» **PROBLEM DESCRIPTION**
Using the records that follow, copy every line containing the word "Apache".

____ DATASET EXCERPTS

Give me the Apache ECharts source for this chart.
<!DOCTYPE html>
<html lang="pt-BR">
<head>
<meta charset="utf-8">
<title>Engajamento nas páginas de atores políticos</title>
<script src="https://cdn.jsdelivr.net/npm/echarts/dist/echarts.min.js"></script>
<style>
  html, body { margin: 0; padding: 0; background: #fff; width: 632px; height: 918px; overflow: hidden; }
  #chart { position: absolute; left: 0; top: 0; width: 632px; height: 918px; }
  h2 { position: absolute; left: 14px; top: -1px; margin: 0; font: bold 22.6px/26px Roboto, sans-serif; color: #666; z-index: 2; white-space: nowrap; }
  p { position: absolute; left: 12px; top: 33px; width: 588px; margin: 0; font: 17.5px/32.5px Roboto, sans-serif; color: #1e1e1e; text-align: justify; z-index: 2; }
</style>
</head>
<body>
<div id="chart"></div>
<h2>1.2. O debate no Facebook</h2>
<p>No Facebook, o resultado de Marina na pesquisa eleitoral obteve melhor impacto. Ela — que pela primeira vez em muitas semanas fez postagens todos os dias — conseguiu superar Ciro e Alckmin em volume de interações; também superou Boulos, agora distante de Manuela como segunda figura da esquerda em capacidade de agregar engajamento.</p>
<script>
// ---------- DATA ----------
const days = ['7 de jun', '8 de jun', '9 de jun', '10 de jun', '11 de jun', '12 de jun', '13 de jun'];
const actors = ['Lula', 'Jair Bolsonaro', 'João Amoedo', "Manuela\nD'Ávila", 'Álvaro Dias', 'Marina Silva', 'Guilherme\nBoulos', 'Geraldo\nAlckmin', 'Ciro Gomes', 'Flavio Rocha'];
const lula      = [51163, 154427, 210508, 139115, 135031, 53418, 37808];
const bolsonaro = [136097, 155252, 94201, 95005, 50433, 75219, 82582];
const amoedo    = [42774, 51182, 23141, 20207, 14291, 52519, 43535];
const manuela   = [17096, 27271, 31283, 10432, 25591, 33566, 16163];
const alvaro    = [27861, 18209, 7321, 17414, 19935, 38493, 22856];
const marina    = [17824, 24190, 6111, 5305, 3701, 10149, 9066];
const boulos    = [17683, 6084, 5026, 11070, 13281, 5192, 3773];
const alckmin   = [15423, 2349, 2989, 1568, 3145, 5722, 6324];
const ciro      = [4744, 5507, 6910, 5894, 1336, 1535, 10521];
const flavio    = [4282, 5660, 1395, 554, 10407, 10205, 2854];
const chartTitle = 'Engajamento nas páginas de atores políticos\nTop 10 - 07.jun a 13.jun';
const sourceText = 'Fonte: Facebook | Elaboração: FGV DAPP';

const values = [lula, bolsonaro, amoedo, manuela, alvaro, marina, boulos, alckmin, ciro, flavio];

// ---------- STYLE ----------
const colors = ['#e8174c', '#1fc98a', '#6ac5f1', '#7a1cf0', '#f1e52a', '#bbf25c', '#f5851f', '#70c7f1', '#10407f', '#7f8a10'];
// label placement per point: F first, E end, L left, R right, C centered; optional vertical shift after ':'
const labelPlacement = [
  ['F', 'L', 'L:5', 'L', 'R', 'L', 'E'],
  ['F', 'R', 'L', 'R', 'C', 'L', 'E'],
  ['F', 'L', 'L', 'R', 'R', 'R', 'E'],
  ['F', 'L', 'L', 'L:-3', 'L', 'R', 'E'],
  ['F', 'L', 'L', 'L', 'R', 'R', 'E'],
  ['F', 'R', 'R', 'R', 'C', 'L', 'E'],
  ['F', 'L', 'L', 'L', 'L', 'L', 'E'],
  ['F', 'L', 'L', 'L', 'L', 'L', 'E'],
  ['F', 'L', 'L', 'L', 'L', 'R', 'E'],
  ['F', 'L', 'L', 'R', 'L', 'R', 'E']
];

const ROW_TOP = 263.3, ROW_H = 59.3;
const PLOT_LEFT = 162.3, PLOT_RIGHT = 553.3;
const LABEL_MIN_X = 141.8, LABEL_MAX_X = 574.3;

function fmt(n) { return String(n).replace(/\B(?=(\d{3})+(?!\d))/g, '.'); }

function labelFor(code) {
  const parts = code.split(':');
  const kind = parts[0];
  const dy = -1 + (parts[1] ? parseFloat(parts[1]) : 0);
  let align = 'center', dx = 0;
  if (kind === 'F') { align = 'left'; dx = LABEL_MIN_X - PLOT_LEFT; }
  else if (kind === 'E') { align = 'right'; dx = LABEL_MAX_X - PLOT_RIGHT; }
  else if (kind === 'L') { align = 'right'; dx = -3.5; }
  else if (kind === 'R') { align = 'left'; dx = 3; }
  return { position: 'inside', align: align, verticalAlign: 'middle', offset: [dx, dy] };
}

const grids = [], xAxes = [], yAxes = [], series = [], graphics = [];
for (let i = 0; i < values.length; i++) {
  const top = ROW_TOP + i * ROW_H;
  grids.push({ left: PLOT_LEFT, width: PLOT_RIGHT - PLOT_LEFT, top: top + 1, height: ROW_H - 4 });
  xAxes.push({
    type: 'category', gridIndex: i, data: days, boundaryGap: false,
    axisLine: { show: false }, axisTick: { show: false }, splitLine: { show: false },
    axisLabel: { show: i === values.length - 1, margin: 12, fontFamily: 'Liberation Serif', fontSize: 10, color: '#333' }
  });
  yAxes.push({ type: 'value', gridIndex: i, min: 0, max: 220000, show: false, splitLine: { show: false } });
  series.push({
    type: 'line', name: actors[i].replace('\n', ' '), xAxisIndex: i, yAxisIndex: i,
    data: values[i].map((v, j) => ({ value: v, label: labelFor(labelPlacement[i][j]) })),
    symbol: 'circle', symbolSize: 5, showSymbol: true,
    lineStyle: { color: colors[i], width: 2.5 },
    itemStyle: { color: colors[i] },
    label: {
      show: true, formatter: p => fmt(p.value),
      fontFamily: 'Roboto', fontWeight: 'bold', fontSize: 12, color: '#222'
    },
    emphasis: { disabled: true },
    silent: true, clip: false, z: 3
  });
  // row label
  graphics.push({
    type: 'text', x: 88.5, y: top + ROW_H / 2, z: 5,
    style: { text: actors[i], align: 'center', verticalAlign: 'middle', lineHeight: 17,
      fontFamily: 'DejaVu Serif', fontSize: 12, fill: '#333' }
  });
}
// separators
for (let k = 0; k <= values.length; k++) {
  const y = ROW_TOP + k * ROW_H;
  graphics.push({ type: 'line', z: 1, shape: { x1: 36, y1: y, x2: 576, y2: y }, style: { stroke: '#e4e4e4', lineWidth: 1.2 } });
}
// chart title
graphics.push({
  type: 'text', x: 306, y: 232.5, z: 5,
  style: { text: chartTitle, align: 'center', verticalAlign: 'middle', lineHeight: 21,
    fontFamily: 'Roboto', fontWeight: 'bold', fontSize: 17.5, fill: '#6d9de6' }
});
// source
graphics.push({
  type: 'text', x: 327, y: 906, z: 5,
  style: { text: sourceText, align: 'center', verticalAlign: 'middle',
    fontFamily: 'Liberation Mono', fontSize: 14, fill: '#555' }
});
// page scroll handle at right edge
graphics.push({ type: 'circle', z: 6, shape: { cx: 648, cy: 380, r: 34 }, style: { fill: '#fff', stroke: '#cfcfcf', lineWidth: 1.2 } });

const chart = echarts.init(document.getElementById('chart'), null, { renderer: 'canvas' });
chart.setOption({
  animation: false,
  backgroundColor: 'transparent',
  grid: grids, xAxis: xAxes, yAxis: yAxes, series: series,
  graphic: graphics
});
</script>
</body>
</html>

________
____ DATASET EXCERPTS

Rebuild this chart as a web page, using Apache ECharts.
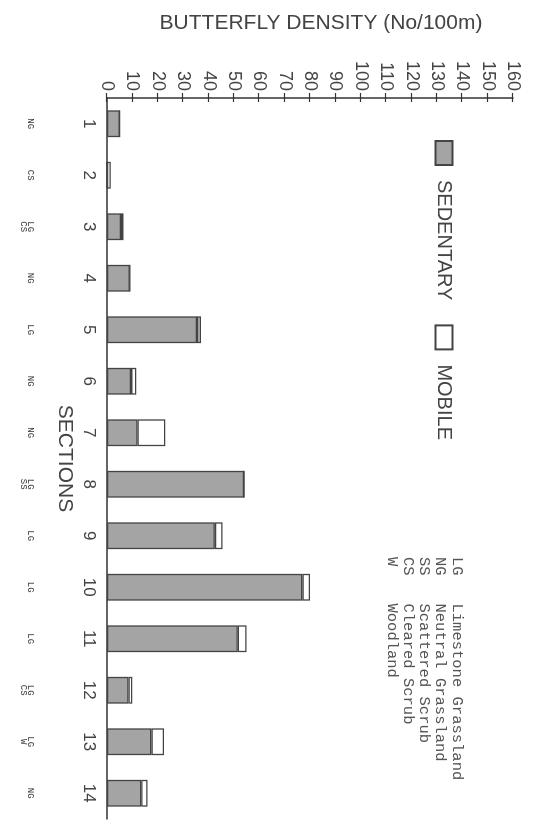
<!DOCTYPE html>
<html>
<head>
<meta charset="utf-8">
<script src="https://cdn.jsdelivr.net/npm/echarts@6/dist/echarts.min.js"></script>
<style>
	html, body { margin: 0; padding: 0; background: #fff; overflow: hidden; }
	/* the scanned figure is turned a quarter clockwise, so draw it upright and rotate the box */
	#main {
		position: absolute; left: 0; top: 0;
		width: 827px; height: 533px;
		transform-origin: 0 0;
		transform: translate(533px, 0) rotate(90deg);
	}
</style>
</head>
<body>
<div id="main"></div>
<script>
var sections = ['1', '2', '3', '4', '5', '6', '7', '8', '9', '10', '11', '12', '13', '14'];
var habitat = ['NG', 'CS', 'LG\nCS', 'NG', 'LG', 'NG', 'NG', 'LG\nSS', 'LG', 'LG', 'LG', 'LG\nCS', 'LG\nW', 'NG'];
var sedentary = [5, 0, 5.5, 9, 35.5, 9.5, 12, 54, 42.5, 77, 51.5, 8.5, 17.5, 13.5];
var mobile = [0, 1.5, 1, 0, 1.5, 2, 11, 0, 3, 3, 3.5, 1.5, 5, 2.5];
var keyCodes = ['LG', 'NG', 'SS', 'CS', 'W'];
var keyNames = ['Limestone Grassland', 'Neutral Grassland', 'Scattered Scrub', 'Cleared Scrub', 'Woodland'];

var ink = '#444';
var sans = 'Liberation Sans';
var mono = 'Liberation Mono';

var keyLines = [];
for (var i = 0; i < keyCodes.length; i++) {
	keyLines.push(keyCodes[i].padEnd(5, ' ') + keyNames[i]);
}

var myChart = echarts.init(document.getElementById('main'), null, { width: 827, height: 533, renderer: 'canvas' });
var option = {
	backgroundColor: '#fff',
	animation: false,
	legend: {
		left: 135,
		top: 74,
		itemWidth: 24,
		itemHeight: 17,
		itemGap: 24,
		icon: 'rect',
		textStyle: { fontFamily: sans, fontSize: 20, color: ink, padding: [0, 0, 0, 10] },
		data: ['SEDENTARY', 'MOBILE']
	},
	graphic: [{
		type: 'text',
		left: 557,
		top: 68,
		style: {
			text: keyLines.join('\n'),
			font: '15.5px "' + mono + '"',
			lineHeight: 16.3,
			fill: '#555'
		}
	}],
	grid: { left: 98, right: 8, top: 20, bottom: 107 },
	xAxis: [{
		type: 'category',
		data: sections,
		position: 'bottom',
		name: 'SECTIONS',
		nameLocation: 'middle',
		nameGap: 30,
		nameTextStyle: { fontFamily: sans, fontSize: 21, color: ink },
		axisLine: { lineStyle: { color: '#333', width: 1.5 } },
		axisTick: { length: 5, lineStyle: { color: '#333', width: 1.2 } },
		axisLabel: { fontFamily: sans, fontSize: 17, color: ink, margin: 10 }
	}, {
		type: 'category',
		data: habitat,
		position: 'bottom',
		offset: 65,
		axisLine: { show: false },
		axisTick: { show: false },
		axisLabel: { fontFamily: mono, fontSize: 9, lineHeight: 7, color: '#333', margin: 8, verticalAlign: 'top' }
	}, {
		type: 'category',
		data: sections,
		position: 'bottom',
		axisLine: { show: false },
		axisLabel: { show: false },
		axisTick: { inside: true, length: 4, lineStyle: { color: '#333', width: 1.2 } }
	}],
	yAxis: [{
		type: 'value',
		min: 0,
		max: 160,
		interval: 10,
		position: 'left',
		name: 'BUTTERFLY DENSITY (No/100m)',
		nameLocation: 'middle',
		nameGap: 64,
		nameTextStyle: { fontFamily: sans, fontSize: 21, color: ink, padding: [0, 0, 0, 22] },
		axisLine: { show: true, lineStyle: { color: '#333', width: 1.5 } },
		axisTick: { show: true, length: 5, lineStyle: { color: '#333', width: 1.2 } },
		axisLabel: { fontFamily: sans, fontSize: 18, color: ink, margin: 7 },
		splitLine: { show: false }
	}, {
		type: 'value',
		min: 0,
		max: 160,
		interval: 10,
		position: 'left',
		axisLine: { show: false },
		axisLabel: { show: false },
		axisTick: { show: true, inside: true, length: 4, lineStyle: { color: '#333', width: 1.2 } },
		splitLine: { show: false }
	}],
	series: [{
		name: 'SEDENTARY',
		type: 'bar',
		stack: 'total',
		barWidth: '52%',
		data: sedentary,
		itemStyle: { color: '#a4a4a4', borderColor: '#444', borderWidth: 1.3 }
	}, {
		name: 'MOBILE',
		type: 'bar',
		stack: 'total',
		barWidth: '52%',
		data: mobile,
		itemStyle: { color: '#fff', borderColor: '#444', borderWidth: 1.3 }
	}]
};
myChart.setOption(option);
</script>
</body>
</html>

________

» **EXERCISE RESULT**
Give me the Apache ECharts source for this chart.
Rebuild this chart as a web page, using Apache ECharts.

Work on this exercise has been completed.